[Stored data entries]
::::

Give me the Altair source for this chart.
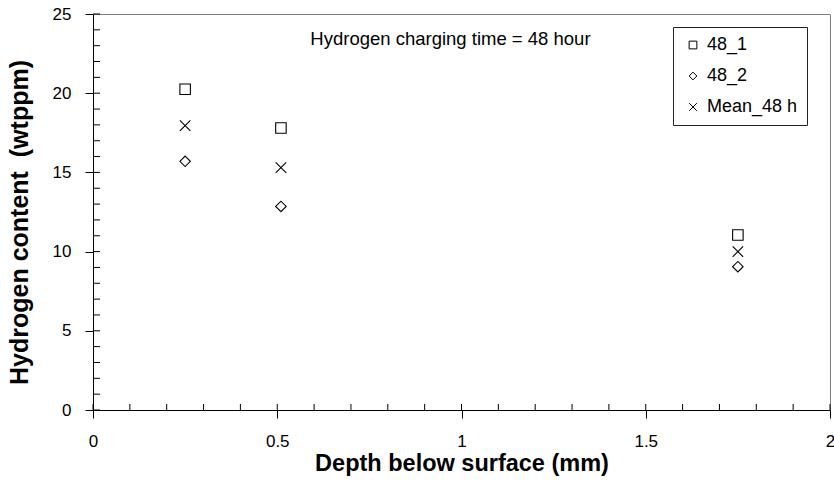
import altair as alt
import pandas as pd

# Measured hydrogen content at three depths, 48 h charging
depth = [0.25, 0.51, 1.75]
h_48_1 = [20.25, 17.8, 11.05]
h_48_2 = [15.7, 12.85, 9.05]
h_mean = [17.95, 15.3, 10.0]
series_names = ["48_1", "48_2", "Mean_48 h"]

# Tick positions
x_major = [0, 0.5, 1, 1.5, 2]
x_minor = [0.0, 0.1, 0.2, 0.3, 0.4, 0.5, 0.6, 0.7, 0.8, 0.9, 1.0,
           1.1, 1.2, 1.3, 1.4, 1.5, 1.6, 1.7, 1.8, 1.9, 2.0]
y_major = [0, 5, 10, 15, 20, 25]
y_minor = [0, 1, 2, 3, 4, 5, 6, 7, 8, 9, 10, 11, 12, 13, 14, 15, 16, 17,
           18, 19, 20, 21, 22, 23, 24, 25]

note_text = ["Hydrogen charging time = 48 hour"]
note_x = [0.97]
note_y = [23.4]

X_PATH = "M-1,-1L1,1M-1,1L1,-1"
FONT = "Liberation Sans"
W, H = 737, 396

rows = []
for name, vals in zip(series_names, [h_48_1, h_48_2, h_mean]):
    for d, v in zip(depth, vals):
        rows.append({"depth": d, "h": v, "series": name})
df = pd.DataFrame(rows)

x_scale = alt.Scale(domain=[0, 2], nice=False, zero=False)
y_scale = alt.Scale(domain=[0, 25], nice=False, zero=False)

# One shared definition per axis so every layer merges into the same axis
x_enc = alt.X("depth:Q", scale=x_scale, axis=alt.Axis(
    values=x_major, format="~g", title="Depth below surface (mm)", grid=False,
    tickSize=8, tickColor="black", domainColor="black",
    labelFont=FONT, labelFontSize=17, labelColor="black", labelPadding=15,
    labelFlush=False, labelOverlap=False,
    titleFont=FONT, titleFontSize=23.5, titleFontWeight="bold", titleColor="black",
    titleY=60, titleBaseline="alphabetic",
))
y_enc = alt.Y("h:Q", scale=y_scale, axis=alt.Axis(
    values=y_major, format="~g", title="Hydrogen content\u00a0 (wtppm)", grid=False,
    tickSize=8, tickColor="black", domainColor="black",
    labelFont=FONT, labelFontSize=17, labelColor="black", labelPadding=14,
    labelFlush=False, labelOverlap=False,
    titleFont=FONT, titleFontSize=25, titleFontWeight="bold", titleColor="black",
    titleAngle=270, titleX=-66, titleY=208, titleAlign="center",
    titleBaseline="alphabetic",
))

points = alt.Chart(df).mark_point(
    filled=False, color="black", strokeWidth=1.1, size=110, opacity=1
).encode(
    x=x_enc,
    y=y_enc,
    shape=alt.Shape("series:N", scale=alt.Scale(
        domain=series_names, range=["square", "diamond", X_PATH]
    ), legend=alt.Legend(
        title=None, orient="none", legendX=580, legendY=13,
        strokeColor="#222222", padding=9, symbolSize=60,
        symbolStrokeColor="black", symbolStrokeWidth=1, symbolFillColor="transparent",
        symbolOffset=2, labelOffset=5, rowPadding=13,
        labelFont=FONT, labelFontSize=18, labelColor="black",
    )),
)

# Inward-pointing ticks along the bottom and left axes
x_in = alt.Chart(pd.DataFrame({"depth": x_minor})).mark_rule(
    color="black", strokeWidth=1
).encode(
    x=x_enc,
    y=alt.value(H - 6), y2=alt.value(H),
)
y_in = alt.Chart(pd.DataFrame({"h": y_minor})).mark_rule(
    color="black", strokeWidth=1
).encode(
    y=y_enc,
    x=alt.value(0), x2=alt.value(7),
)

note = alt.Chart(pd.DataFrame({"depth": note_x, "h": note_y, "t": note_text})).mark_text(
    font=FONT, fontSize=18.5, color="black", align="center", baseline="middle"
).encode(
    x=x_enc,
    y=y_enc,
    text="t:N",
)

chart = alt.layer(points, x_in, y_in, note).properties(
    width=W, height=H,
    autosize=alt.AutoSizeParams(type="none"),
    padding={"left": 93, "top": 14, "right": 4, "bottom": 78},
    background="white",
).configure_view(
    stroke="#808080", strokeWidth=1
)

chart.save("out.html", embed_options={"renderer": "svg", "actions": False})
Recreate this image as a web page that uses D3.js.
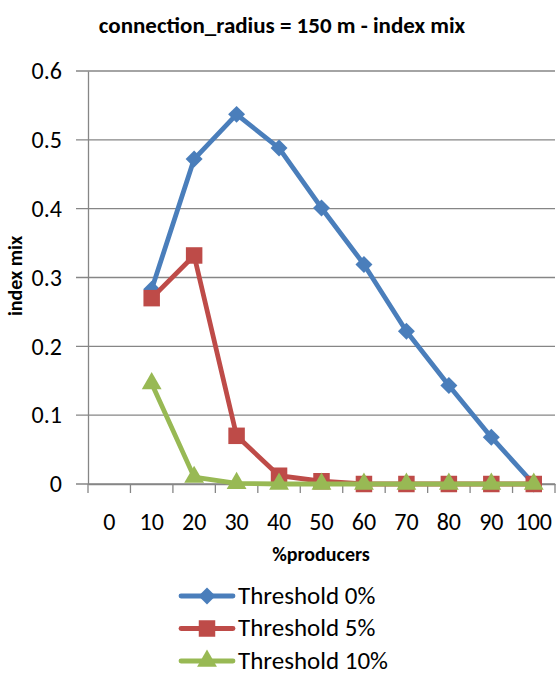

::::

◆ WHAT THE TASK REQUIRES ◆
Copy every entry exactly as written. Pictures are excluded.

◆ THE SOLUTION ◆
Give me the Altair source for this chart.
import altair as alt
import pandas as pd

# Measured hydrogen content at three depths, 48 h charging
depth = [0.25, 0.51, 1.75]
h_48_1 = [20.25, 17.8, 11.05]
h_48_2 = [15.7, 12.85, 9.05]
h_mean = [17.95, 15.3, 10.0]
series_names = ["48_1", "48_2", "Mean_48 h"]

# Tick positions
x_major = [0, 0.5, 1, 1.5, 2]
x_minor = [0.0, 0.1, 0.2, 0.3, 0.4, 0.5, 0.6, 0.7, 0.8, 0.9, 1.0,
           1.1, 1.2, 1.3, 1.4, 1.5, 1.6, 1.7, 1.8, 1.9, 2.0]
y_major = [0, 5, 10, 15, 20, 25]
y_minor = [0, 1, 2, 3, 4, 5, 6, 7, 8, 9, 10, 11, 12, 13, 14, 15, 16, 17,
           18, 19, 20, 21, 22, 23, 24, 25]

note_text = ["Hydrogen charging time = 48 hour"]
note_x = [0.97]
note_y = [23.4]

X_PATH = "M-1,-1L1,1M-1,1L1,-1"
FONT = "Liberation Sans"
W, H = 737, 396

rows = []
for name, vals in zip(series_names, [h_48_1, h_48_2, h_mean]):
    for d, v in zip(depth, vals):
        rows.append({"depth": d, "h": v, "series": name})
df = pd.DataFrame(rows)

x_scale = alt.Scale(domain=[0, 2], nice=False, zero=False)
y_scale = alt.Scale(domain=[0, 25], nice=False, zero=False)

# One shared definition per axis so every layer merges into the same axis
x_enc = alt.X("depth:Q", scale=x_scale, axis=alt.Axis(
    values=x_major, format="~g", title="Depth below surface (mm)", grid=False,
    tickSize=8, tickColor="black", domainColor="black",
    labelFont=FONT, labelFontSize=17, labelColor="black", labelPadding=15,
    labelFlush=False, labelOverlap=False,
    titleFont=FONT, titleFontSize=23.5, titleFontWeight="bold", titleColor="black",
    titleY=60, titleBaseline="alphabetic",
))
y_enc = alt.Y("h:Q", scale=y_scale, axis=alt.Axis(
    values=y_major, format="~g", title="Hydrogen content\u00a0 (wtppm)", grid=False,
    tickSize=8, tickColor="black", domainColor="black",
    labelFont=FONT, labelFontSize=17, labelColor="black", labelPadding=14,
    labelFlush=False, labelOverlap=False,
    titleFont=FONT, titleFontSize=25, titleFontWeight="bold", titleColor="black",
    titleAngle=270, titleX=-66, titleY=208, titleAlign="center",
    titleBaseline="alphabetic",
))

points = alt.Chart(df).mark_point(
    filled=False, color="black", strokeWidth=1.1, size=110, opacity=1
).encode(
    x=x_enc,
    y=y_enc,
    shape=alt.Shape("series:N", scale=alt.Scale(
        domain=series_names, range=["square", "diamond", X_PATH]
    ), legend=alt.Legend(
        title=None, orient="none", legendX=580, legendY=13,
        strokeColor="#222222", padding=9, symbolSize=60,
        symbolStrokeColor="black", symbolStrokeWidth=1, symbolFillColor="transparent",
        symbolOffset=2, labelOffset=5, rowPadding=13,
        labelFont=FONT, labelFontSize=18, labelColor="black",
    )),
)

# Inward-pointing ticks along the bottom and left axes
x_in = alt.Chart(pd.DataFrame({"depth": x_minor})).mark_rule(
    color="black", strokeWidth=1
).encode(
    x=x_enc,
    y=alt.value(H - 6), y2=alt.value(H),
)
y_in = alt.Chart(pd.DataFrame({"h": y_minor})).mark_rule(
    color="black", strokeWidth=1
).encode(
    y=y_enc,
    x=alt.value(0), x2=alt.value(7),
)

note = alt.Chart(pd.DataFrame({"depth": note_x, "h": note_y, "t": note_text})).mark_text(
    font=FONT, fontSize=18.5, color="black", align="center", baseline="middle"
).encode(
    x=x_enc,
    y=y_enc,
    text="t:N",
)

chart = alt.layer(points, x_in, y_in, note).properties(
    width=W, height=H,
    autosize=alt.AutoSizeParams(type="none"),
    padding={"left": 93, "top": 14, "right": 4, "bottom": 78},
    background="white",
).configure_view(
    stroke="#808080", strokeWidth=1
)

chart.save("out.html", embed_options={"renderer": "svg", "actions": False})
Recreate this image as a web page that uses D3.js.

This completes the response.